Even though I didn’t care much for The Tribe and remember so little about it I had to go back and reread my own review to refresh my memory, curiosity got the better of me and led to pick-up an import DVD of this second version just released in Thailand. Turns out this remake is not better or worse than the original. Better in that the actors are less annoying and the pacing improved; worse, if only because the director of The Lost Tribe shot the entire film in daylight, eschewing the nighttime atmosphere of the original’s climax that greatly enhanced the menacing appearance of the outstanding creatures designed by FX artist Barney Burman. The decision to show us more of the monsters and in the light of day was a poor choice.

Again, a group of five shallow human beings are out sailing. Again, they end up shipwrecked on an uncharted island with a tribe of primitive cannibal ape men that this time speak in a deep-voiced language that brings to mind Klingons possessed by Satan.

There are many moments in both versions that will instantly bring to mind familiar scenes from Predator and The Descent. Two different filmmakers and neither were shy about where they draw their inspiration from.

The biggest differences between The Lost Tribe and The Tribe comes in the third act. The Tribe had Jewel Staite tapping into her own primal rage to fight back against the creatures, primarily the tribe leader, a dreadlocked Sasquatch that clearly wanted to rape her even more than it wanted to eat her. Here actress Emily Foxler remains a brutalized victim struggling to survive, constantly making a scared face that looks more as if she’s smelling something rotten, sneaking about and running for her life through the jungle rather than fighting back against her primitive attackers. It works in its own way, but I would definitely say the original’s finale made for more compelling viewing. Both culminate in far too simplistic a manner, though.
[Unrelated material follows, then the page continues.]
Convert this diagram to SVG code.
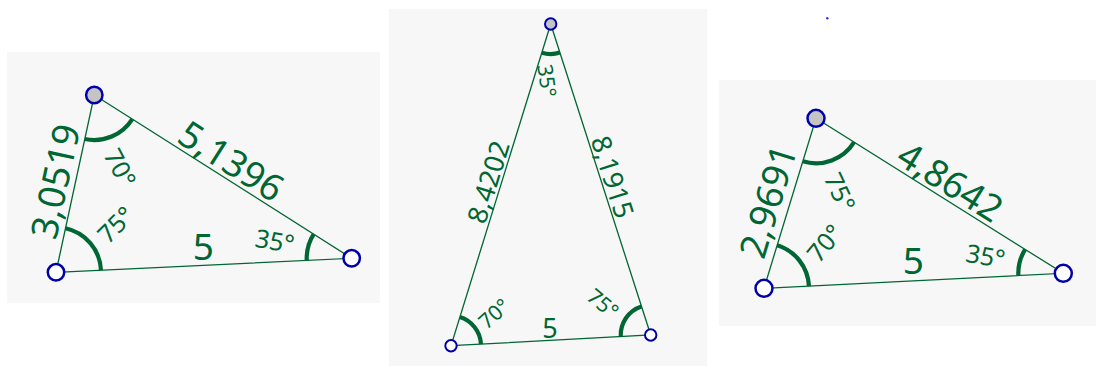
<svg xmlns="http://www.w3.org/2000/svg" width="1096" height="366" viewBox="0 0 1096 366">
<style>
.bg{fill:#f7f7f7}
.edge{stroke:#006633;stroke-width:1.3;fill:none}
.arc{stroke:#006633;stroke-width:4.2;fill:none}
.pt{fill:#ffffff;stroke:#0000aa;stroke-width:2.5}
.pt2{fill:#ffffff;stroke:#0000aa;stroke-width:2}
.top{fill:#c4c4c4}
text{font-family:"Noto Sans","DejaVu Sans",sans-serif;fill:#006633;text-anchor:middle;dominant-baseline:central}
.big{font-size:37px}
.ang{font-size:25px}
.mid{font-size:27px}
.sm{font-size:21px}
</style>
<rect class="bg" x="7" y="52" width="373" height="251"/>
<rect class="bg" x="389" y="9" width="318" height="357"/>
<rect class="bg" x="719" y="80" width="377" height="246"/>

<g id="connectors">
  <path class="edge" d="M56 272.3 L351.7 258.3 L94.3 95 Z"/>
  <path class="edge" d="M451 345.7 L650.7 335 L550.7 24 Z"/>
  <path class="edge" d="M764 288.3 L1063.3 273.3 L816 118.3 Z"/>
</g>

<g id="angles">
  <path class="arc" d="M100.95 270.2 A45 45 0 0 0 65.5 228.3"/>
  <path class="arc" d="M132.3 119.1 A45 45 0 0 1 84.8 139"/>
  <path class="arc" d="M306.75 260.4 A45 45 0 0 1 313.7 234.2"/>
  <path class="arc" d="M480.96 344.09 A30 30 0 0 0 459.88 317.04"/>
  <path class="arc" d="M620.74 336.61 A30 30 0 0 1 641.52 306.44"/>
  <path class="arc" d="M559.88 52.56 A30 30 0 0 1 541.82 52.66"/>
  <path class="arc" d="M808.94 286.05 A45 45 0 0 0 777.16 245.27"/>
  <path class="arc" d="M854.12 142.2 A45 45 0 0 1 802.84 161.33"/>
  <path class="arc" d="M1018.36 275.55 A45 45 0 0 1 1025.18 249.4"/>
</g>

<g id="labels">
  <text class="big" transform="translate(54 181) rotate(-77.8)">3,0519</text>
  <text class="big" transform="translate(232 160) rotate(32.4)">5,1396</text>
  <text class="big" x="203.3" y="245">5</text>
  <text class="ang" transform="translate(115 224) rotate(-45)">75°</text>
  <text class="ang" transform="translate(121 167.5) rotate(62)">70°</text>
  <text class="ang" transform="translate(275 240) rotate(10)">35°</text>

  <text class="mid" transform="translate(487.5 181.7) rotate(-72.8)">8,4202</text>
  <text class="mid" transform="translate(613.3 176.7) rotate(72.2)">8,1915</text>
  <text class="mid" x="550" y="327.5">5</text>
  <text class="sm" transform="translate(493.7 313.3) rotate(-42)">70°</text>
  <text class="sm" transform="translate(603.3 303.3) rotate(40)">75°</text>
  <text class="sm" transform="translate(547.5 80.8) rotate(82)">35°</text>

  <text class="big" transform="translate(766.7 200.8) rotate(-73)">2,9691</text>
  <text class="big" transform="translate(951 180.8) rotate(32.1)">4,8642</text>
  <text class="big" x="913.3" y="259">5</text>
  <text class="ang" transform="translate(840.8 191.7) rotate(65)">75°</text>
  <text class="ang" transform="translate(824 242.5) rotate(-50)">70°</text>
  <text class="ang" transform="translate(985.8 255) rotate(10)">35°</text>
</g>

<g id="p1-A"><circle class="pt" cx="56" cy="272.3" r="8.2"/></g>
<g id="p1-B"><circle class="pt" cx="351.7" cy="258.3" r="8.2"/></g>
<g id="p1-C"><circle class="pt top" cx="94.3" cy="95" r="8.2"/></g>
<g id="p2-A"><circle class="pt2" cx="451" cy="345.7" r="5.7"/></g>
<g id="p2-B"><circle class="pt2" cx="650.7" cy="335" r="5.7"/></g>
<g id="p2-C"><circle class="pt2 top" cx="550.7" cy="24" r="5.7"/></g>
<g id="p3-A"><circle class="pt" cx="764" cy="288.3" r="8.5"/></g>
<g id="p3-B"><circle class="pt" cx="1063.3" cy="273.3" r="8.5"/></g>
<g id="p3-C"><circle class="pt top" cx="816" cy="118.3" r="8.5"/></g>
<g id="dot"><circle cx="827.3" cy="18.3" r="1.2" fill="#3333cc"/></g>
</svg>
There is one other big difference between the two films. Not that big a difference as it turns out. An absolutely ridiculous minor subplot that clearly exists only to justify the casting of Lance Henriksen in order to have an actor of name value to market the film; Henriksen appears briefly as a Catholic assassin sent by the Vatican to kill an anthropologist (a cameoing Maxine Bahns, assuming you consider Maxine Bahns famous enough to classify her tiny amount of screen time as a cameo) before she reveals to the world the existence of these missing links, thus meaning evolution is true and God did not actually create the world in six days. I nearly burst out laughing. First of all, speaking as someone raised Catholic and has lived his whole life in the Bible Belt, I assure you there are far more Protestant and Baptist zealots out there than crazy Catholics willing to pull that trigger to keep evolution from being proven true. Secondly, why even include such “Darwin Code” nonsense if this whole pointless subplot is going to get introduced, scrapped, and forgotten about in all of about three minutes?